--- Data block ---

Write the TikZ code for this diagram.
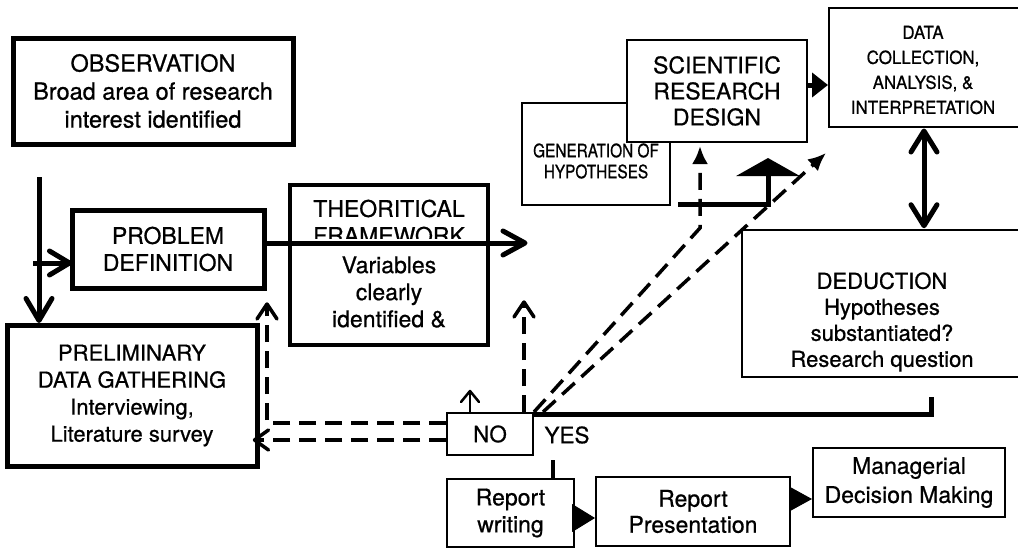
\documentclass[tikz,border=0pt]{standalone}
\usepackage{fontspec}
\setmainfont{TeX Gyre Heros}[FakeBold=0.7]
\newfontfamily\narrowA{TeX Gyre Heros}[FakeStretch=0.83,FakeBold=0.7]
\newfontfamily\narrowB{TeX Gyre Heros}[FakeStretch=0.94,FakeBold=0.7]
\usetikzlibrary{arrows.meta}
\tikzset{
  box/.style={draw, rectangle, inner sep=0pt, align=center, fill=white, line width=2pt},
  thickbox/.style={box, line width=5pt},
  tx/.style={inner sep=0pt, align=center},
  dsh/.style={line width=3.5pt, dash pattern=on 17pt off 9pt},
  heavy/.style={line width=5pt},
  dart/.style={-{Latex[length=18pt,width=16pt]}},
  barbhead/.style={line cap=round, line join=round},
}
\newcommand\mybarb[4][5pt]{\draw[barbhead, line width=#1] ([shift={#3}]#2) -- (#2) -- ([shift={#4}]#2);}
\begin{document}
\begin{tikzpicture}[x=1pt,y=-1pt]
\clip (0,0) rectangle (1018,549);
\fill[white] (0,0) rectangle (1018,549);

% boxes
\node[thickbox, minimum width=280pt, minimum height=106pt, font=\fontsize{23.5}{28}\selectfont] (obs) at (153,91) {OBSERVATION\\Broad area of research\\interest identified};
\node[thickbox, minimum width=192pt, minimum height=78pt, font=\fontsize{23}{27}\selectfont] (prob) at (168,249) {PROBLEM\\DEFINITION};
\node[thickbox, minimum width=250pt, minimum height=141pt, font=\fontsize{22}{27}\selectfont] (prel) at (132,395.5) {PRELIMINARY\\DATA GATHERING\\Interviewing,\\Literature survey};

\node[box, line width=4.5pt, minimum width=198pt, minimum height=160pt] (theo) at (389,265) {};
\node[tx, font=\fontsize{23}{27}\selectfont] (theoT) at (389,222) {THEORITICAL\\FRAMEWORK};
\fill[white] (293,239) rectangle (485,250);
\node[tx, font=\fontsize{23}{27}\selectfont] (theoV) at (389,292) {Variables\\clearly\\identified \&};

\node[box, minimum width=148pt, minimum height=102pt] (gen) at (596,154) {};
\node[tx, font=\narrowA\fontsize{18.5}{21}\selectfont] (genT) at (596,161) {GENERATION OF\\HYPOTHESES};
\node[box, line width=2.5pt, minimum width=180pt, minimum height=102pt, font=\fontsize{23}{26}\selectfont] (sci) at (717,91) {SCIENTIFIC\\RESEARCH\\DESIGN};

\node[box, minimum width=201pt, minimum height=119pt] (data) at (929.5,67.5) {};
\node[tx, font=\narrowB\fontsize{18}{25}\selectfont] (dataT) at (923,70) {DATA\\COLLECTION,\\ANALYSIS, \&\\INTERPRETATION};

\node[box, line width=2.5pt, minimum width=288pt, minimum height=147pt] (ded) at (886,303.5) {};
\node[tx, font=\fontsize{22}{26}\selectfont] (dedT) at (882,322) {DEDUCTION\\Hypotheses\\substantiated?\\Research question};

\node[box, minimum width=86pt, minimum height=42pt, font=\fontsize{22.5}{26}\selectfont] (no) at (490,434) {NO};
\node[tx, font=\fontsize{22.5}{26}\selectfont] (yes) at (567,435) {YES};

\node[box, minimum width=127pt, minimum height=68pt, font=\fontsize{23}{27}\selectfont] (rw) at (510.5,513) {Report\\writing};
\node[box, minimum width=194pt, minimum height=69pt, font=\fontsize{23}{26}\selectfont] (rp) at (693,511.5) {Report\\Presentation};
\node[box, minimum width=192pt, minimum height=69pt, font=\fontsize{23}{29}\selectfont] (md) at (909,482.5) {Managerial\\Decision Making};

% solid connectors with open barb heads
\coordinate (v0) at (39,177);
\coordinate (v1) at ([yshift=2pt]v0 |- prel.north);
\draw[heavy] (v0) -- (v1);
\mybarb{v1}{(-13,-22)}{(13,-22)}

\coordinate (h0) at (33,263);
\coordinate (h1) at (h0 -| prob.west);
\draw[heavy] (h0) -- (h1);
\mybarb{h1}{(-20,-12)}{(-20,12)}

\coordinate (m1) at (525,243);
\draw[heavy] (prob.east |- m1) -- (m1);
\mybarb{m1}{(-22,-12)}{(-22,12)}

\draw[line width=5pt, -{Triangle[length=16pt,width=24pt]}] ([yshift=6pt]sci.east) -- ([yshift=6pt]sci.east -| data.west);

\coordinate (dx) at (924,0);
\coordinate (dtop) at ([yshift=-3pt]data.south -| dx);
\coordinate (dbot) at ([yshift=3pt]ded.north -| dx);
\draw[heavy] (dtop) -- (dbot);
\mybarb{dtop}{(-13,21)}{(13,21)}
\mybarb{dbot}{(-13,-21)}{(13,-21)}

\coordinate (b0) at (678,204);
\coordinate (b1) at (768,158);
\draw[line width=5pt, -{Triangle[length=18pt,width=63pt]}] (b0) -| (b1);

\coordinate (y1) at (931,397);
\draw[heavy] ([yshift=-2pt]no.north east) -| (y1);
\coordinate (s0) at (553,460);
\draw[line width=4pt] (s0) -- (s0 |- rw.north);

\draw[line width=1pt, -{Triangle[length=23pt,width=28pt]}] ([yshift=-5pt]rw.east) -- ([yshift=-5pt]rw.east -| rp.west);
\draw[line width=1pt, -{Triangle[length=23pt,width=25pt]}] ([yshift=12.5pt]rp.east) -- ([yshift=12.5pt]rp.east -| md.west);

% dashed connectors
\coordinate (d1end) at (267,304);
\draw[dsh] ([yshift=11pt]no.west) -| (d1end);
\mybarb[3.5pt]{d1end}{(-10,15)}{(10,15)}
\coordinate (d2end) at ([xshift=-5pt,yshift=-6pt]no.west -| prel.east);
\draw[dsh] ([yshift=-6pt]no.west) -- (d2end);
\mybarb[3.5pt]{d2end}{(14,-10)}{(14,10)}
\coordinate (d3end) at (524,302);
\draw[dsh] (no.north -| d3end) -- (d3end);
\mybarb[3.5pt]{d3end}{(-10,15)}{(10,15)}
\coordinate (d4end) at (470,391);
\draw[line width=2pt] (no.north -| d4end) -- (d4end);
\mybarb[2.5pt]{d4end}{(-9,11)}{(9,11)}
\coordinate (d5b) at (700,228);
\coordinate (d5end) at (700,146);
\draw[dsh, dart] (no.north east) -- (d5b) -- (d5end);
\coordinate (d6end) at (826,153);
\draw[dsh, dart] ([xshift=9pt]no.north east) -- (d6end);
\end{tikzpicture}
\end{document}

---

### Do this:
Please set down each line of the data above exactly as written, without the pictures.

### Solution to this task:
Write the TikZ code for this diagram.
\documentclass[tikz,border=0pt]{standalone}
\usepackage{fontspec}
\setmainfont{TeX Gyre Heros}[FakeBold=0.7]
\newfontfamily\narrowA{TeX Gyre Heros}[FakeStretch=0.83,FakeBold=0.7]
\newfontfamily\narrowB{TeX Gyre Heros}[FakeStretch=0.94,FakeBold=0.7]
\usetikzlibrary{arrows.meta}
\tikzset{
  box/.style={draw, rectangle, inner sep=0pt, align=center, fill=white, line width=2pt},
  thickbox/.style={box, line width=5pt},
  tx/.style={inner sep=0pt, align=center},
  dsh/.style={line width=3.5pt, dash pattern=on 17pt off 9pt},
  heavy/.style={line width=5pt},
  dart/.style={-{Latex[length=18pt,width=16pt]}},
  barbhead/.style={line cap=round, line join=round},
}
\newcommand\mybarb[4][5pt]{\draw[barbhead, line width=#1] ([shift={#3}]#2) -- (#2) -- ([shift={#4}]#2);}
\begin{document}
\begin{tikzpicture}[x=1pt,y=-1pt]
\clip (0,0) rectangle (1018,549);
\fill[white] (0,0) rectangle (1018,549);

% boxes
\node[thickbox, minimum width=280pt, minimum height=106pt, font=\fontsize{23.5}{28}\selectfont] (obs) at (153,91) {OBSERVATION\\Broad area of research\\interest identified};
\node[thickbox, minimum width=192pt, minimum height=78pt, font=\fontsize{23}{27}\selectfont] (prob) at (168,249) {PROBLEM\\DEFINITION};
\node[thickbox, minimum width=250pt, minimum height=141pt, font=\fontsize{22}{27}\selectfont] (prel) at (132,395.5) {PRELIMINARY\\DATA GATHERING\\Interviewing,\\Literature survey};

\node[box, line width=4.5pt, minimum width=198pt, minimum height=160pt] (theo) at (389,265) {};
\node[tx, font=\fontsize{23}{27}\selectfont] (theoT) at (389,222) {THEORITICAL\\FRAMEWORK};
\fill[white] (293,239) rectangle (485,250);
\node[tx, font=\fontsize{23}{27}\selectfont] (theoV) at (389,292) {Variables\\clearly\\identified \&};

\node[box, minimum width=148pt, minimum height=102pt] (gen) at (596,154) {};
\node[tx, font=\narrowA\fontsize{18.5}{21}\selectfont] (genT) at (596,161) {GENERATION OF\\HYPOTHESES};
\node[box, line width=2.5pt, minimum width=180pt, minimum height=102pt, font=\fontsize{23}{26}\selectfont] (sci) at (717,91) {SCIENTIFIC\\RESEARCH\\DESIGN};

\node[box, minimum width=201pt, minimum height=119pt] (data) at (929.5,67.5) {};
\node[tx, font=\narrowB\fontsize{18}{25}\selectfont] (dataT) at (923,70) {DATA\\COLLECTION,\\ANALYSIS, \&\\INTERPRETATION};

\node[box, line width=2.5pt, minimum width=288pt, minimum height=147pt] (ded) at (886,303.5) {};
\node[tx, font=\fontsize{22}{26}\selectfont] (dedT) at (882,322) {DEDUCTION\\Hypotheses\\substantiated?\\Research question};

\node[box, minimum width=86pt, minimum height=42pt, font=\fontsize{22.5}{26}\selectfont] (no) at (490,434) {NO};
\node[tx, font=\fontsize{22.5}{26}\selectfont] (yes) at (567,435) {YES};

\node[box, minimum width=127pt, minimum height=68pt, font=\fontsize{23}{27}\selectfont] (rw) at (510.5,513) {Report\\writing};
\node[box, minimum width=194pt, minimum height=69pt, font=\fontsize{23}{26}\selectfont] (rp) at (693,511.5) {Report\\Presentation};
\node[box, minimum width=192pt, minimum height=69pt, font=\fontsize{23}{29}\selectfont] (md) at (909,482.5) {Managerial\\Decision Making};

% solid connectors with open barb heads
\coordinate (v0) at (39,177);
\coordinate (v1) at ([yshift=2pt]v0 |- prel.north);
\draw[heavy] (v0) -- (v1);
\mybarb{v1}{(-13,-22)}{(13,-22)}

\coordinate (h0) at (33,263);
\coordinate (h1) at (h0 -| prob.west);
\draw[heavy] (h0) -- (h1);
\mybarb{h1}{(-20,-12)}{(-20,12)}

\coordinate (m1) at (525,243);
\draw[heavy] (prob.east |- m1) -- (m1);
\mybarb{m1}{(-22,-12)}{(-22,12)}

\draw[line width=5pt, -{Triangle[length=16pt,width=24pt]}] ([yshift=6pt]sci.east) -- ([yshift=6pt]sci.east -| data.west);

\coordinate (dx) at (924,0);
\coordinate (dtop) at ([yshift=-3pt]data.south -| dx);
\coordinate (dbot) at ([yshift=3pt]ded.north -| dx);
\draw[heavy] (dtop) -- (dbot);
\mybarb{dtop}{(-13,21)}{(13,21)}
\mybarb{dbot}{(-13,-21)}{(13,-21)}

\coordinate (b0) at (678,204);
\coordinate (b1) at (768,158);
\draw[line width=5pt, -{Triangle[length=18pt,width=63pt]}] (b0) -| (b1);

\coordinate (y1) at (931,397);
\draw[heavy] ([yshift=-2pt]no.north east) -| (y1);
\coordinate (s0) at (553,460);
\draw[line width=4pt] (s0) -- (s0 |- rw.north);

\draw[line width=1pt, -{Triangle[length=23pt,width=28pt]}] ([yshift=-5pt]rw.east) -- ([yshift=-5pt]rw.east -| rp.west);
\draw[line width=1pt, -{Triangle[length=23pt,width=25pt]}] ([yshift=12.5pt]rp.east) -- ([yshift=12.5pt]rp.east -| md.west);

% dashed connectors
\coordinate (d1end) at (267,304);
\draw[dsh] ([yshift=11pt]no.west) -| (d1end);
\mybarb[3.5pt]{d1end}{(-10,15)}{(10,15)}
\coordinate (d2end) at ([xshift=-5pt,yshift=-6pt]no.west -| prel.east);
\draw[dsh] ([yshift=-6pt]no.west) -- (d2end);
\mybarb[3.5pt]{d2end}{(14,-10)}{(14,10)}
\coordinate (d3end) at (524,302);
\draw[dsh] (no.north -| d3end) -- (d3end);
\mybarb[3.5pt]{d3end}{(-10,15)}{(10,15)}
\coordinate (d4end) at (470,391);
\draw[line width=2pt] (no.north -| d4end) -- (d4end);
\mybarb[2.5pt]{d4end}{(-9,11)}{(9,11)}
\coordinate (d5b) at (700,228);
\coordinate (d5end) at (700,146);
\draw[dsh, dart] (no.north east) -- (d5b) -- (d5end);
\coordinate (d6end) at (826,153);
\draw[dsh, dart] ([xshift=9pt]no.north east) -- (d6end);
\end{tikzpicture}
\end{document}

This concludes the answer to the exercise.